Baldwin’s quotation reminded me of another quotation I found in graduate school from another of my favorite authors that I remind myself of often: Being on the margins “is not a privileged position, but it is an advantaged one” (Ladson-Billings, 2000, p. 271). In the United States, and elsewhere because we have exported our special brand of settler colonial white supremacy too, people take pride in and fight over being in the center, away from the margins. We need this brand of clothes or we need to talk this way or we need this kind of education or we need to like this music or we need to hold these political stances or we need to go to this school or we need to vacation in these places. 

That center may be a privileged position, but the margins are a space of advantage.
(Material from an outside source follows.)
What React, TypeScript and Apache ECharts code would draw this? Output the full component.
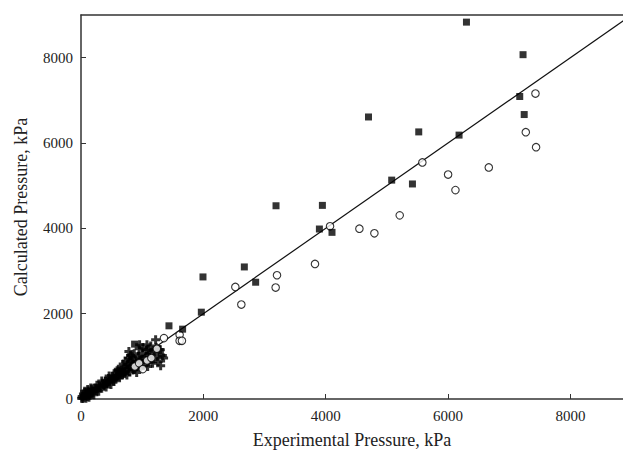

Because we have grown up with, because we have developed, a multiple conscious view of the world. From the same article:  “As Delgado (1995c) argues: ‘Many members of minority groups can speak two languages, grow up in two cultures …. And so, … who has the advantage in mastering and applying critical social thought?  Who tends to think of everything in two or more ways at the same time? Who is a postmodernist virtually as a condition of [their] being?’ (p. 8)” (Ladson-Billings, 2000, p. 271). When I was brainstorming and jotting down ideas for this post it didn’t occur to me that I would connect the end of this post to the beginning. Writing is thinking! We develop ideas as we write! My whole life I have been countercultural, attempting to reject the ways of the world in favor of intentionality, relationship, mindfulness, connection, love. In favor of calling out what causes us harm. Heck, it’s my literal job to learn about and teach teachers to recognize and seek alternatives to harm. So yeah, it’s lonely. But it’s powerful. Now to find more people to be powerful threats with.